I can remember the turning point for each of my kids. It was an ordinary day, and then one of them wasn't following the rules, threw a pencil, or refused to raise their hand. And what was once me asking them to clip down followed by a quiet walk to the clip chart, was suddenly replaced with an explosion of tears and a look on their face like I just told them Santa does not exist. They wailed on their way to the chart, and hung their head as they clipped down. I tried not to smile or laugh. Not because I find their big, fat tears humorous, but because the moment had finally come: they felt a connection with me so strong that it hurt their heart to hurt my heart. That is a BIG DEAL for my little self-contained classroom. Instead of sending them back to their seat, I let them crawl into my lap. I would hold them and they would ask through their tiny sniffles if Mrs. Leidner was mad, and I ask them to look at my face and tell me what they thought. I would tell them I love them, but I don’t love their choice. So let’s fix our face and make a better choice. And when you make a better choice, you can clip back up. And everyone will clap and sing like we’re at the parade.

And now they know. They know that I love them, and that I keep my word. They still clip down, but they know how to fix it. They know they need to show me what making a good choice looks like. And I know they know, because if I forget to tell them to clip up, they remind me. They trust me to keep my word, and they trust they won’t get in trouble to remind me of my word. Because it matters to them that I think they deserve to clip up to “Role Model” or “Star Student.” It matters that I notice them giving their best effort. It matters because they know I love them, so they don’t want to disappoint me. 

I tell them I love them. And I hug them. And if they give me a kiss on the cheek, I don’t tell them that isn’t appropriate for school. Because they love me, and they learned that if you love someone, you hug them and you kiss them and you snuggle them. And at the age of 6, I’m not going to mess with that formula. Because the fact that they see me as a person that deserves their hugs and kisses is a huge deal. Because students with autism can struggle to show affection. That’s not usually their love language. What they feel towards me are legitimate feelings. What was once completing a worksheet to put in my “finished work” tray is now a student shoving a paper in my face with a jumbo grin plastered cheek to cheek. They know their hard work brings me joy, and it brings them joy to know I’m proud. I know they know when I’m stressed or sad, because I get lots of extra hugs on those days. And I cannot put into words how HUGE that is.

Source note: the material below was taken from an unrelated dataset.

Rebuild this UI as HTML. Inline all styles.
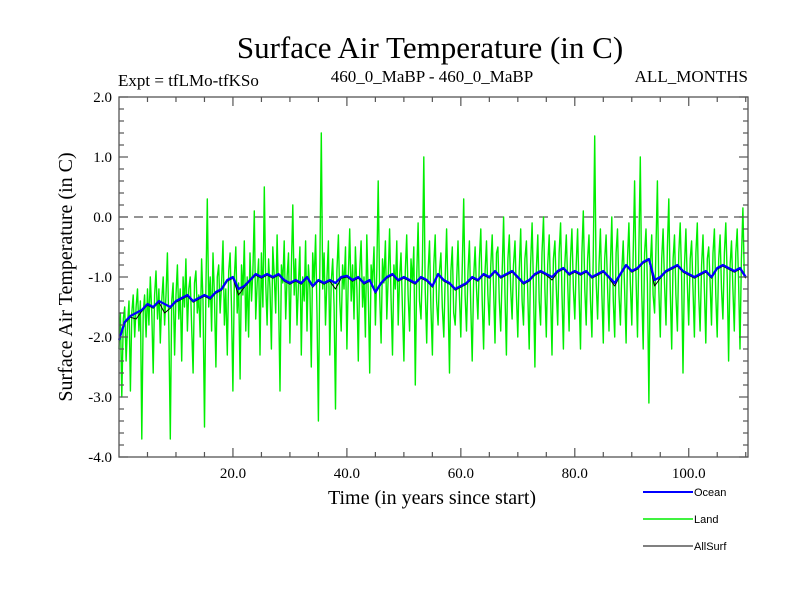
<!DOCTYPE html>
<html><head><meta charset="utf-8"><style>
body{margin:0;background:#fff}
svg{display:block}
.s{font-family:"Liberation Serif",serif;fill:#000}
.a{font-family:"Liberation Sans",sans-serif;fill:#000;font-size:11px}
</style></head><body>
<svg id="c" width="800" height="600" xmlns="http://www.w3.org/2000/svg">
<rect width="800" height="600" fill="#fff"/>
<text class="s" x="430" y="58" font-size="31" text-anchor="middle">Surface Air Temperature (in C)</text>
<text class="s" x="118" y="86" font-size="17">Expt = tfLMo-tfKSo</text>
<text class="s" x="432" y="82" font-size="17" text-anchor="middle">460_0_MaBP - 460_0_MaBP</text>
<text class="s" x="748" y="82" font-size="17" text-anchor="end">ALL_MONTHS</text>
<text class="s" x="432" y="504" font-size="20" text-anchor="middle">Time (in years since start)</text>
<text class="s" transform="translate(72,277) rotate(-90)" font-size="20" text-anchor="middle">Surface Air Temperature (in C)</text>
<g id="plot"></g>
<g id="axes"></g>
<g>
<line x1="643" y1="492" x2="693" y2="492" stroke="#0000ff" stroke-width="2"/>
<text class="a" x="694" y="496">Ocean</text>
<line x1="643" y1="519" x2="693" y2="519" stroke="#00ee00" stroke-width="1.5"/>
<text class="a" x="694" y="523">Land</text>
<line x1="643" y1="546" x2="693" y2="546" stroke="#000" stroke-width="1"/>
<text class="a" x="694" y="550">AllSurf</text>
</g>
</svg>
<script>
const xTicks=[20,40,60,80,100];
const xTickLabels=["20.0","40.0","60.0","80.0","100.0"];
const yTicks=[-4,-3,-2,-1,0,1,2];
const yTickLabels=["-4.0","-3.0","-2.0","-1.0","0.0","1.0","2.0"];
const landStep=0.25;
const land=[
-2.2,-1.6,-3.0,-1.7,-1.5,-2.4,-1.8,-1.4,-2.9,-1.6,-1.3,-2.0,-1.5,-1.2,-1.9,-1.4,-3.7,-1.6,-1.3,-2.0,
-1.2,-1.8,-1.0,-1.6,-2.6,-1.3,-0.9,-1.7,-1.2,-2.1,-1.4,-1.0,-1.8,-1.3,-0.6,-1.9,-3.7,-1.4,-1.1,-2.3,
-1.3,-0.8,-1.7,-1.2,-2.4,-1.0,-1.5,-0.7,-1.9,-1.2,-1.0,-1.8,-2.6,-1.1,-0.9,-1.6,-1.3,-2.0,-0.7,-1.4,
-3.5,-1.2,0.3,-1.5,-1.0,-1.9,-0.6,-1.3,-2.5,-1.0,-0.8,-1.6,-1.1,-0.4,-1.8,-1.2,-2.3,-0.9,-0.6,-1.5,
-2.9,-1.0,-0.5,-1.6,-1.1,-2.7,-0.8,-1.3,-0.4,-1.9,-1.0,-2.0,-0.6,-1.4,-0.9,0.1,-1.7,-1.1,-0.7,-2.3,
-0.6,-1.5,0.5,-1.1,-1.8,-0.7,-1.2,-2.2,-0.5,-1.0,-1.6,-0.3,-1.3,-2.9,-0.8,-1.1,-0.4,-1.7,-1.0,-0.6,
-2.1,-0.9,0.2,-1.3,-0.7,-1.8,-1.1,-0.5,-2.3,-1.0,-1.4,-0.4,-1.9,-0.8,-1.2,-2.5,-0.6,-1.1,-0.3,-1.6,
-3.4,-0.9,1.4,-1.2,-0.6,-1.8,-1.0,-0.4,-2.3,-1.1,-0.7,-1.5,-3.2,-0.9,-0.3,-1.4,-1.9,-0.8,-1.2,-0.5,
-2.2,-1.0,-0.2,-1.4,-0.8,-1.7,-0.5,-1.2,-2.4,-0.9,-0.4,-1.5,-1.0,-2.0,-0.3,-1.3,-2.6,-0.8,-1.1,-0.5,
-1.8,-0.9,0.6,-1.3,-2.1,-0.7,-1.1,-0.4,-1.7,-1.0,-0.2,-1.4,-2.3,-0.8,-1.2,-0.4,-1.8,-1.0,-0.6,-1.5,
-2.4,-0.9,-0.3,-1.3,-1.9,-0.7,-1.1,-0.5,-2.8,-1.0,-0.1,-1.4,-1.7,-0.8,1.0,-1.2,-2.1,-0.9,-0.4,-1.5,
-2.3,-0.8,-0.3,-1.4,-1.8,-0.9,-0.6,-1.5,-2.0,-1.0,-0.2,-1.3,-2.6,-0.9,-0.5,-1.6,-1.8,-1.1,-0.4,-1.3,
-2.0,-0.8,0.3,-1.3,-1.9,-0.9,-0.4,-1.5,-2.4,-1.0,-0.5,-1.2,-1.7,-0.7,-0.2,-1.4,-2.2,-0.9,-0.4,-1.3,
-1.8,-0.8,-0.3,-1.2,-2.1,-0.6,-0.5,-1.4,-1.9,-0.9,0.0,-1.3,-2.3,-0.7,-0.3,-1.2,-1.7,-0.8,-0.4,-1.3,
-2.0,-0.9,-0.2,-1.4,-1.8,-0.7,-0.4,-1.3,-2.2,-0.8,-0.1,-1.2,-2.5,-0.9,-0.3,-1.4,-1.8,-0.6,0.0,-1.2,
-2.0,-0.8,-0.3,-1.3,-2.3,-0.7,-0.4,-1.2,-1.8,-0.6,-0.1,-1.3,-2.2,-0.8,-0.3,-1.1,-1.9,-0.7,-0.2,-1.2,
-1.7,-0.8,-0.2,-1.3,-2.2,-0.6,0.1,-1.2,-1.8,-0.7,-0.3,-1.4,-2.0,-0.6,1.35,-1.1,-1.7,-0.8,-0.2,-1.3,
-2.1,-0.7,-0.3,-1.2,-1.9,-0.8,0.0,-1.4,-2.0,-0.6,-0.2,-1.3,-1.8,-0.9,-0.4,-1.2,-2.1,-0.7,-0.1,-1.1,
-1.8,-0.6,0.6,-1.0,-2.0,-0.5,1.0,-1.2,-2.2,-0.6,-0.2,-1.1,-3.1,-0.8,-0.3,-1.3,-1.6,-0.5,0.6,-1.2,
-2.0,-0.7,-0.2,-1.1,-1.8,-0.5,0.3,-1.2,-2.2,-0.7,-0.3,-1.3,-1.9,-0.6,-0.1,-1.0,-2.6,-0.8,-0.2,-1.1,
-1.8,-0.7,-0.4,-1.2,-2.0,-0.6,-0.1,-1.3,-1.9,-0.8,-0.3,-1.2,-2.1,-0.7,-0.5,-1.1,-1.8,-0.6,-0.2,-1.3,
-2.0,-0.7,-0.3,-1.2,-1.7,-0.6,-0.1,-1.0,-2.4,-0.8,-0.4,-1.2,-1.9,-0.6,-0.2,-1.1,-2.2,-0.7,0.15,-1.0,
-1.0];
const ocean=[-2.05,-1.75,-1.65,-1.6,-1.55,-1.45,-1.5,-1.4,-1.45,-1.5,-1.4,
-1.35,-1.3,-1.4,-1.35,-1.3,-1.35,-1.25,-1.2,-1.05,-1.0,
-1.2,-1.15,-1.05,-0.95,-1.0,-0.95,-1.0,-0.95,-1.05,-1.1,
-1.05,-1.1,-1.0,-1.15,-1.05,-1.1,-1.05,-1.1,-1.0,-0.98,
-1.05,-1.0,-1.1,-1.05,-1.25,-1.1,-1.0,-0.95,-1.05,-1.0,
-1.05,-1.1,-1.0,-1.05,-1.15,-0.95,-1.05,-1.1,-1.2,-1.15,
-1.1,-1.0,-1.05,-0.95,-1.0,-0.9,-1.0,-0.95,-0.9,-1.0,
-1.1,-1.05,-0.95,-0.9,-0.95,-1.0,-0.9,-0.85,-0.95,-0.9,
-0.95,-0.9,-1.0,-0.95,-0.9,-1.0,-1.1,-0.95,-0.8,-0.9,
-0.85,-0.75,-0.7,-1.05,-1.0,-0.9,-0.85,-0.8,-0.9,-0.95,
-1.0,-0.95,-0.9,-1.0,-0.85,-0.8,-0.85,-0.9,-0.85,-1.0];
const allSurf=[-2.07,-1.77,-1.67,-1.7,-1.57,-1.47,-1.52,-1.42,-1.6,-1.52,-1.42,
-1.37,-1.32,-1.42,-1.37,-1.32,-1.37,-1.27,-1.22,-1.07,-1.02,
-1.3,-1.17,-1.07,-0.97,-1.02,-0.97,-1.02,-0.97,-1.07,-1.12,
-1.07,-1.12,-1.02,-1.17,-1.07,-1.12,-1.07,-1.2,-1.02,-1.0,
-1.07,-1.02,-1.12,-1.07,-1.27,-1.12,-1.02,-0.97,-1.07,-1.02,
-1.07,-1.12,-1.02,-1.07,-1.17,-0.97,-1.07,-1.12,-1.22,-1.17,
-1.12,-1.02,-1.07,-0.97,-1.02,-0.92,-1.02,-0.97,-0.92,-1.02,
-1.12,-1.07,-0.97,-0.92,-0.97,-1.05,-0.92,-0.87,-0.97,-0.92,
-0.97,-0.92,-1.02,-0.97,-0.92,-1.02,-1.15,-0.97,-0.82,-0.92,
-0.87,-0.77,-0.72,-1.15,-1.02,-0.92,-0.87,-0.82,-0.92,-0.97,
-1.02,-0.97,-0.92,-1.02,-0.87,-0.82,-0.87,-0.92,-0.87,-1.02];
const L=119,R=748,T=97,B=457,X0=0,X1=110.4,Y0=-4,Y1=2;
const sx=v=>L+(v-X0)/(X1-X0)*(R-L);
const sy=v=>B-(v-Y0)/(Y1-Y0)*(B-T);
const NS="http://www.w3.org/2000/svg";
const plot=document.getElementById('plot'),axes=document.getElementById('axes');
function mk(tag,attrs,parent){const e=document.createElementNS(NS,tag);for(const k in attrs)e.setAttribute(k,attrs[k]);parent.appendChild(e);return e;}
const zero=mk('line',{x1:L,x2:R,y1:sy(0),y2:sy(0),stroke:'#555','stroke-width':1.2,'stroke-dasharray':'9,6'},plot);


function series(arr,step,color,w,name){
  const pts=arr.map((v,i)=>sx(i*step).toFixed(1)+','+sy(v).toFixed(1)).join(' ');
  const p=mk('polyline',{points:pts,fill:'none',stroke:color,'stroke-width':w,'stroke-linejoin':'round'},plot);
  
  
}
series(land,landStep,'#00ee00',1.4,'land-series');
series(allSurf,1,'#000',1,'allsurf-series');
series(ocean,1,'#0000ff',2.2,'ocean-series');
const frame=mk('rect',{x:L,y:T,width:R-L,height:B-T,fill:'none',stroke:'#555','stroke-width':1.3},axes);


for(let v=5;v<X1;v+=5){const maj=v%20===0;const len=maj?9:5;
  mk('line',{x1:sx(v),x2:sx(v),y1:B,y2:B-len,stroke:'#555','stroke-width':1.2},axes);
  mk('line',{x1:sx(v),x2:sx(v),y1:T,y2:T+len,stroke:'#555','stroke-width':1.2},axes);}
for(let k=-20;k<=10;k++){const v=k/5;const maj=k%5===0;const len=maj?9:5;
  mk('line',{x1:L,x2:L+len,y1:sy(v),y2:sy(v),stroke:'#555','stroke-width':1.2},axes);
  mk('line',{x1:R,x2:R-len,y1:sy(v),y2:sy(v),stroke:'#555','stroke-width':1.2},axes);}
xTicks.forEach((v,i)=>{const t=mk('text',{x:sx(v),y:B+21,'font-size':15,'text-anchor':'middle',class:'s'},axes);t.textContent=xTickLabels[i];
  
  });
yTicks.forEach((v,i)=>{const t=mk('text',{x:L-7,y:sy(v)+5,'font-size':15,'text-anchor':'end',class:'s'},axes);t.textContent=yTickLabels[i];
  
  });
</script>
</body></html>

So hug them as they get off and on the bus. Tell them you love them when they do something bad, and when they do something good. Sometimes I stop the learning on the carpet, and I tell each student what I love and appreciate about them. They love it. And they pay better attention afterwards. Students knowing you love and you care is the greatest behavior management system. At the end of the day, it beats any clip chart or behavior plan. Tell them you love them, on your hardest day, busiest day, best day, and worst day. It’s deep and it’s real, and my tiny humans know it.